→ **Task prompt**
Starting at the line with "Convert this chart to matplotlib code." and stopping at the line with "ex3 = [1, 2.12, 4.29]", repeat each line exactly. Include both and omit the rest.

-- start --

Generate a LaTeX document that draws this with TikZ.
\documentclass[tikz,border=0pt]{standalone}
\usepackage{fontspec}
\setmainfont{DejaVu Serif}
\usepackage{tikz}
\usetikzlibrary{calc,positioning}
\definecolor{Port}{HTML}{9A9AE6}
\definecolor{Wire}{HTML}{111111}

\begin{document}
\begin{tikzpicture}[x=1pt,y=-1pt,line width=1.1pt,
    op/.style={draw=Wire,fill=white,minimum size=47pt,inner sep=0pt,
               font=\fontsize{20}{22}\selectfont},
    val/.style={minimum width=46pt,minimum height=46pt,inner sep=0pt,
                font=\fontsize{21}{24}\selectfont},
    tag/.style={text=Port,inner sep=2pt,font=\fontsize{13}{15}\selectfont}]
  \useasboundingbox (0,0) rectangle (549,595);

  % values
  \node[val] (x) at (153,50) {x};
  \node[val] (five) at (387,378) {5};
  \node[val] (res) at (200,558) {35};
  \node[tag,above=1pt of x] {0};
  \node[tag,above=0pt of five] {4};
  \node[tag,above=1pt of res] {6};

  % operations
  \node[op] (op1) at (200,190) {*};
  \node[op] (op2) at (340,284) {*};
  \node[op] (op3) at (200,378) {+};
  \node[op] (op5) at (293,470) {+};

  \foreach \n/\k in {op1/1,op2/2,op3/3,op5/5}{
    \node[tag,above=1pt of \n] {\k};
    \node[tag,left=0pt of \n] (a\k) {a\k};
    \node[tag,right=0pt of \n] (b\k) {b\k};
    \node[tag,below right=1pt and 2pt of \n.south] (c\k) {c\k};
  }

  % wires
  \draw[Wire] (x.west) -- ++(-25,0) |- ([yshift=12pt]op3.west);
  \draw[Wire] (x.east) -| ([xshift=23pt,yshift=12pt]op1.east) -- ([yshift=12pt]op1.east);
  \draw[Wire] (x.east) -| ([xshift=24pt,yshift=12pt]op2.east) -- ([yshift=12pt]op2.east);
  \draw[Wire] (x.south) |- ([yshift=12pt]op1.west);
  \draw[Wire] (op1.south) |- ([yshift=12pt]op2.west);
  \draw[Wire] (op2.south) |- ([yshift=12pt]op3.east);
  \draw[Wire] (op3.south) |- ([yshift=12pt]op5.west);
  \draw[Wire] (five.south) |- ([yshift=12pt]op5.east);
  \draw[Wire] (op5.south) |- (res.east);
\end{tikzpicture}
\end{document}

-- end --
-- start --

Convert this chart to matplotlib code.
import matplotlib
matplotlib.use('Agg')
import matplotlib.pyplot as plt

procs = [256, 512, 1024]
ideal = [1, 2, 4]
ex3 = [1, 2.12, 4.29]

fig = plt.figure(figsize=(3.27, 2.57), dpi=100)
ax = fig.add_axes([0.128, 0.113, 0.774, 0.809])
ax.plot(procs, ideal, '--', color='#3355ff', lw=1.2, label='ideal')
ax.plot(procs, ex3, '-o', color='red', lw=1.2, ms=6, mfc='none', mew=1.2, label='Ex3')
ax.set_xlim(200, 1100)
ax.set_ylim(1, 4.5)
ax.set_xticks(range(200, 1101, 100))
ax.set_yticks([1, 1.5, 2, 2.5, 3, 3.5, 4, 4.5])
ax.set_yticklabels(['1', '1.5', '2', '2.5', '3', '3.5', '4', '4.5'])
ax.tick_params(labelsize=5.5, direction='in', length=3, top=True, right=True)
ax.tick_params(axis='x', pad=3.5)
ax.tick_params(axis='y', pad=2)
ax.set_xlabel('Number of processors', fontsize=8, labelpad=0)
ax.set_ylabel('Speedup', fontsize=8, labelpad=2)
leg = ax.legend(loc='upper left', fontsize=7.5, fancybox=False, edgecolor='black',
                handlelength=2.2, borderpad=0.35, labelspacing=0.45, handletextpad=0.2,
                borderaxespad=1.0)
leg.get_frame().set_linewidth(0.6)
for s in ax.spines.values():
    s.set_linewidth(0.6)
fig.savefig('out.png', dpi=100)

-- end --

→ **Complete response**
Convert this chart to matplotlib code.
import matplotlib
matplotlib.use('Agg')
import matplotlib.pyplot as plt

procs = [256, 512, 1024]
ideal = [1, 2, 4]
ex3 = [1, 2.12, 4.29]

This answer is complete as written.